Maude might’ve had an abortion on TV at the time, but there still wasn’t a call for male babysitters—sexism!—and it wasn’t easy convincing young parents that I was qualified to feed, read stories, and tuck in their progeny. My salesmanship won the day—although I’d sometimes have to go into double-drive after some transgression caused a temporary cessation of duties and get the assignment back. I did endure the ribbing of my buddies for taking a “chick’s” job (not that they minded raiding the liquor cabinets when stopping by to do homework together), but it was really pretty easy work.
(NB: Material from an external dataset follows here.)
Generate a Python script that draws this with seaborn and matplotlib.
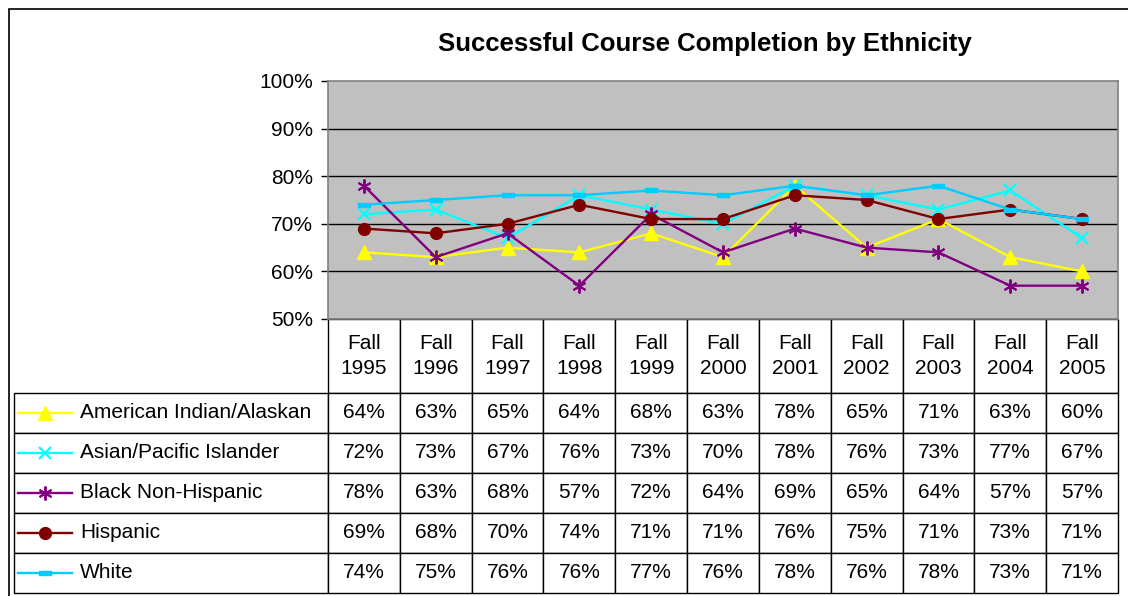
import matplotlib
matplotlib.use("Agg")
import matplotlib.pyplot as plt
import matplotlib.patches as mpatches
import seaborn as sns
import pandas as pd

# data
years = ["Fall\n1995", "Fall\n1996", "Fall\n1997", "Fall\n1998", "Fall\n1999", "Fall\n2000",
         "Fall\n2001", "Fall\n2002", "Fall\n2003", "Fall\n2004", "Fall\n2005"]
groups = ["American Indian/Alaskan", "Asian/Pacific Islander", "Black Non-Hispanic", "Hispanic", "White"]
american_indian = [64, 63, 65, 64, 68, 63, 78, 65, 71, 63, 60]
asian_pacific = [72, 73, 67, 76, 73, 70, 78, 76, 73, 77, 67]
black_non_hispanic = [78, 63, 68, 57, 72, 64, 69, 65, 64, 57, 57]
hispanic = [69, 68, 70, 74, 71, 71, 76, 75, 71, 73, 71]
white = [74, 75, 76, 76, 77, 76, 78, 76, 78, 73, 71]
values = [american_indian, asian_pacific, black_non_hispanic, hispanic, white]

dash = [(-1, -0.3), (1, -0.3), (1, 0.3), (-1, 0.3), (-1, -0.3)]
styles = [
    dict(color="#FFFF00", marker="^", ms=10, mec="#FFFF00", mew=1),
    dict(color="#00FFFF", marker="x", ms=9, mec="#00FFFF", mew=1.6),
    dict(color="#800080", marker=(6, 2, 0), ms=10, mec="#800080", mew=1.4),
    dict(color="#800000", marker="o", ms=8.5, mec="#800000", mew=1),
    dict(color="#00CCFF", marker=dash, ms=9, mec="#00CCFF", mew=1),
]

plt.rcParams["font.family"] = ["Liberation Sans", "DejaVu Sans"]
W, H = 1128, 596
fig = plt.figure(figsize=(W / 100, H / 100), dpi=100)

# plot area in pixel terms
left, right, top, bottom = 328, 1118, 81, 319
aw, ah = right - left, bottom - top
ax = fig.add_axes([left / W, 1 - bottom / H, aw / W, ah / H])
ax.set_facecolor("#C0C0C0")

x = list(range(len(years)))
for name, vals, st in zip(groups, values, styles):
    df = pd.DataFrame({"x": x, "y": vals})
    sns.lineplot(data=df, x="x", y="y", ax=ax, color=st["color"], marker=st["marker"],
                 markersize=st["ms"], markeredgecolor=st["mec"], markeredgewidth=st["mew"],
                 linewidth=1.7, markerfacecolor=st["color"], legend=False)

ax.set_xlim(-0.5, len(years) - 0.5)
ax.set_ylim(50, 100)
ax.set_yticks(range(50, 101, 10))
ax.set_yticklabels([f"{v}%" for v in range(50, 101, 10)], fontsize=15)
ax.set_xticks([])
ax.set_xlabel("")
ax.set_ylabel("")
ax.tick_params(axis="y", length=5, width=1, pad=6, color="black")
for v in range(60, 100, 10):
    ax.axhline(v, color="black", lw=1, zorder=1)
for s in ax.spines.values():
    s.set_color("#808080")
    s.set_linewidth(1.2)

# data table under the plot (bbox covers the value grid, label column hangs to the left)
tab_left = 14
head_h, row_h = 74, 40
tab_h = head_h + row_h * len(groups)
col_w = aw / len(years)
label_w = left - tab_left

cell_text = [[f"{v}%" for v in vals] for vals in values]
tbl = ax.table(cellText=cell_text, colLabels=years, cellLoc="center",
               bbox=[0, -tab_h / ah, 1, tab_h / ah])
tbl.auto_set_font_size(False)
for i, name in enumerate(groups):
    tbl.add_cell(i + 1, -1, width=label_w / aw, height=row_h / ah, text=name, loc="left")
for (r, c), cell in tbl.get_celld().items():
    cell.set_width((label_w if c == -1 else col_w) / aw)
    cell.set_height((head_h if r == 0 else row_h) / ah)
    cell.set_edgecolor("black")
    cell.set_linewidth(1)
    cell.set_facecolor("white")
    if r == 0:
        cell.get_text().set_linespacing(1.45)
    if c == -1:
        cell.PAD = 66 / label_w
tbl.set_fontsize(15)

# legend keys inside the label cells
kx = (tab_left - left) / aw
for i, st in enumerate(styles):
    cy = -(head_h + row_h * i + row_h / 2) / ah
    ax.plot([kx + 4 / aw, kx + 58 / aw], [cy, cy], transform=ax.transAxes, clip_on=False,
            color=st["color"], lw=1.7, zorder=5)
    ax.plot([kx + 31 / aw], [cy], transform=ax.transAxes, clip_on=False,
            color=st["color"], marker=st["marker"], ms=st["ms"], mec=st["mec"],
            mew=st["mew"], linestyle="none", zorder=5)

fig.text(705 / W, 1 - 44 / H, "Successful Course Completion by Ethnicity",
         ha="center", va="center", fontsize=18.5, fontweight="bold")

# chart border
fig.patches.append(mpatches.Rectangle((8.5 / W, -0.1), 1.2, 1.1 - 9.5 / H, transform=fig.transFigure,
                                      fill=False, edgecolor="black", lw=1.2))

fig.savefig("out.png", dpi=100)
I didn’t care much for settling down crying babies, but there was only one of them in the 10 or so kids I minded.
It was at this time that my parents were trying, with paltry success, to sell our beat-up house at 123 LaRue Dr. Makes sense: five kids tearing up the joint, my mom’s aversion to housekeeping, a basement that flooded every time there was a bad thunderstorm, and the real estate agent just threw up her arms. The house was on the market for 18 months, which meant my dad, who’d bought a car wash in Trenton, had to commute back and forth on weekends, and finally, in May of ’72 was sold to a newlywed couple for a measly $19,000, about the same as the purchase price in the early-1950s.
After high school was finished for the year, I joined my parents in Jersey, and never saw those kids again.